* begin DATA BLOCK *

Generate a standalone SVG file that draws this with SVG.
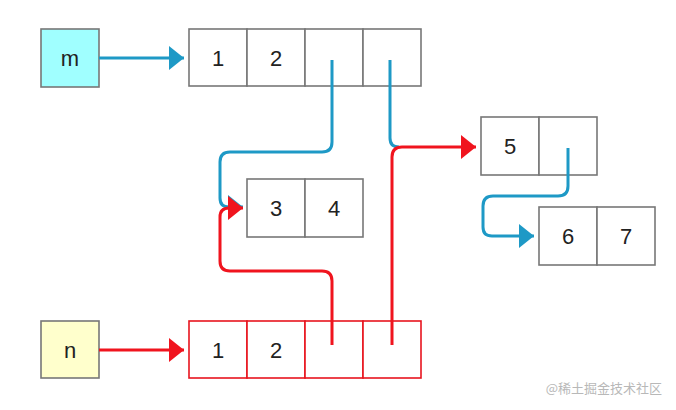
<svg xmlns="http://www.w3.org/2000/svg" width="676" height="410" viewBox="0 0 676 410">
<style>
.box{fill:#fff;stroke:#777;stroke-width:1.6}
.rbox{fill:#fff;stroke:#e8141f;stroke-width:1.6}
.t{font-family:"Liberation Sans",Arial,sans-serif;font-size:22px;fill:#222;text-anchor:middle;dominant-baseline:central}
.b{fill:none;stroke:#1e99c6;stroke-width:3;stroke-linejoin:round}
.r{fill:none;stroke:#f0141e;stroke-width:3;stroke-linejoin:round}
</style>
<defs>
<marker id="ab" markerUnits="userSpaceOnUse" markerWidth="16" markerHeight="26" refX="15" refY="13" orient="auto"><path d="M0,1 L15,13 L0,25 Z" fill="#1e99c6"/></marker>
<marker id="ar" markerUnits="userSpaceOnUse" markerWidth="16" markerHeight="26" refX="15" refY="13" orient="auto"><path d="M0,1 L15,13 L0,25 Z" fill="#f0141e"/></marker>
</defs>
<rect width="676" height="410" fill="#fff"/>
<g id="m">
<rect x="41" y="29" width="58" height="58" fill="#a0ffff" stroke="#777" stroke-width="1.6"/>
<text class="t" x="70" y="58">m</text>
</g>
<g id="arrM">
<rect class="box" x="189" y="29" width="58" height="57"/>
<rect class="box" x="247" y="29" width="58" height="57"/>
<rect class="box" x="305" y="29" width="58" height="57"/>
<rect class="box" x="363" y="29" width="58" height="57"/>
<text class="t" x="218" y="58">1</text>
<text class="t" x="276" y="58">2</text>
</g>
<g id="n34">
<rect class="box" x="247" y="179" width="58" height="58"/>
<rect class="box" x="305" y="179" width="58" height="58"/>
<text class="t" x="276" y="208">3</text>
<text class="t" x="334" y="208">4</text>
</g>
<g id="n5">
<rect class="box" x="481" y="117" width="58" height="58"/>
<rect class="box" x="539" y="117" width="58" height="58"/>
<text class="t" x="510" y="146">5</text>
</g>
<g id="n67">
<rect class="box" x="539" y="207" width="58" height="58"/>
<rect class="box" x="597" y="207" width="58" height="58"/>
<text class="t" x="568" y="236">6</text>
<text class="t" x="626" y="236">7</text>
</g>
<g id="n">
<rect x="41" y="321" width="58" height="57" fill="#ffffcc" stroke="#777" stroke-width="1.6"/>
<text class="t" x="70" y="350">n</text>
</g>
<g id="arrN">
<rect class="rbox" x="189" y="321" width="58" height="57"/>
<rect class="rbox" x="247" y="321" width="58" height="57"/>
<rect class="rbox" x="305" y="321" width="58" height="57"/>
<rect class="rbox" x="363" y="321" width="58" height="57"/>
<text class="t" x="218" y="350">1</text>
<text class="t" x="276" y="350">2</text>
</g>
<g id="connectors">
<path class="b" d="M99,58 H184" marker-end="url(#ab)"/>
<path class="b" d="M332,60 V142 Q332,152 322,152 H230 Q220,152 220,162 V198 Q220,207 229,207 H243" marker-end="url(#ab)"/>
<path class="b" d="M390,60 V138 Q390,147 399,147"/>
<path class="b" d="M568,148 V186 Q568,196 558,196 H493 Q483,196 483,206 V227 Q483,236 492,236 H534" marker-end="url(#ab)"/>
<path class="r" d="M99,350 H184" marker-end="url(#ar)"/>
<path class="r" d="M332,345 V281 Q332,271 322,271 H230 Q220,271 220,261 V217 Q220,208 229,208 H243" marker-end="url(#ar)"/>
<path class="r" d="M392,345 V157 Q392,147 402,147 H476" marker-end="url(#ar)"/>
</g>
<text x="662" y="393" font-family="'Noto Sans CJK SC',sans-serif" font-size="13" fill="#b8b8b8" text-anchor="end">@稀土掘金技术社区</text>
</svg>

* end DATA BLOCK *

== WORK TO DO ==
Write out each line of the data exactly; the images should be left out.

== WORKED ANSWER ==
Generate a standalone SVG file that draws this with SVG.
<svg xmlns="http://www.w3.org/2000/svg" width="676" height="410" viewBox="0 0 676 410">
<style>
.box{fill:#fff;stroke:#777;stroke-width:1.6}
.rbox{fill:#fff;stroke:#e8141f;stroke-width:1.6}
.t{font-family:"Liberation Sans",Arial,sans-serif;font-size:22px;fill:#222;text-anchor:middle;dominant-baseline:central}
.b{fill:none;stroke:#1e99c6;stroke-width:3;stroke-linejoin:round}
.r{fill:none;stroke:#f0141e;stroke-width:3;stroke-linejoin:round}
</style>
<defs>
<marker id="ab" markerUnits="userSpaceOnUse" markerWidth="16" markerHeight="26" refX="15" refY="13" orient="auto"><path d="M0,1 L15,13 L0,25 Z" fill="#1e99c6"/></marker>
<marker id="ar" markerUnits="userSpaceOnUse" markerWidth="16" markerHeight="26" refX="15" refY="13" orient="auto"><path d="M0,1 L15,13 L0,25 Z" fill="#f0141e"/></marker>
</defs>
<rect width="676" height="410" fill="#fff"/>
<g id="m">
<rect x="41" y="29" width="58" height="58" fill="#a0ffff" stroke="#777" stroke-width="1.6"/>
<text class="t" x="70" y="58">m</text>
</g>
<g id="arrM">
<rect class="box" x="189" y="29" width="58" height="57"/>
<rect class="box" x="247" y="29" width="58" height="57"/>
<rect class="box" x="305" y="29" width="58" height="57"/>
<rect class="box" x="363" y="29" width="58" height="57"/>
<text class="t" x="218" y="58">1</text>
<text class="t" x="276" y="58">2</text>
</g>
<g id="n34">
<rect class="box" x="247" y="179" width="58" height="58"/>
<rect class="box" x="305" y="179" width="58" height="58"/>
<text class="t" x="276" y="208">3</text>
<text class="t" x="334" y="208">4</text>
</g>
<g id="n5">
<rect class="box" x="481" y="117" width="58" height="58"/>
<rect class="box" x="539" y="117" width="58" height="58"/>
<text class="t" x="510" y="146">5</text>
</g>
<g id="n67">
<rect class="box" x="539" y="207" width="58" height="58"/>
<rect class="box" x="597" y="207" width="58" height="58"/>
<text class="t" x="568" y="236">6</text>
<text class="t" x="626" y="236">7</text>
</g>
<g id="n">
<rect x="41" y="321" width="58" height="57" fill="#ffffcc" stroke="#777" stroke-width="1.6"/>
<text class="t" x="70" y="350">n</text>
</g>
<g id="arrN">
<rect class="rbox" x="189" y="321" width="58" height="57"/>
<rect class="rbox" x="247" y="321" width="58" height="57"/>
<rect class="rbox" x="305" y="321" width="58" height="57"/>
<rect class="rbox" x="363" y="321" width="58" height="57"/>
<text class="t" x="218" y="350">1</text>
<text class="t" x="276" y="350">2</text>
</g>
<g id="connectors">
<path class="b" d="M99,58 H184" marker-end="url(#ab)"/>
<path class="b" d="M332,60 V142 Q332,152 322,152 H230 Q220,152 220,162 V198 Q220,207 229,207 H243" marker-end="url(#ab)"/>
<path class="b" d="M390,60 V138 Q390,147 399,147"/>
<path class="b" d="M568,148 V186 Q568,196 558,196 H493 Q483,196 483,206 V227 Q483,236 492,236 H534" marker-end="url(#ab)"/>
<path class="r" d="M99,350 H184" marker-end="url(#ar)"/>
<path class="r" d="M332,345 V281 Q332,271 322,271 H230 Q220,271 220,261 V217 Q220,208 229,208 H243" marker-end="url(#ar)"/>
<path class="r" d="M392,345 V157 Q392,147 402,147 H476" marker-end="url(#ar)"/>
</g>
<text x="662" y="393" font-family="'Noto Sans CJK SC',sans-serif" font-size="13" fill="#b8b8b8" text-anchor="end">@稀土掘金技术社区</text>
</svg>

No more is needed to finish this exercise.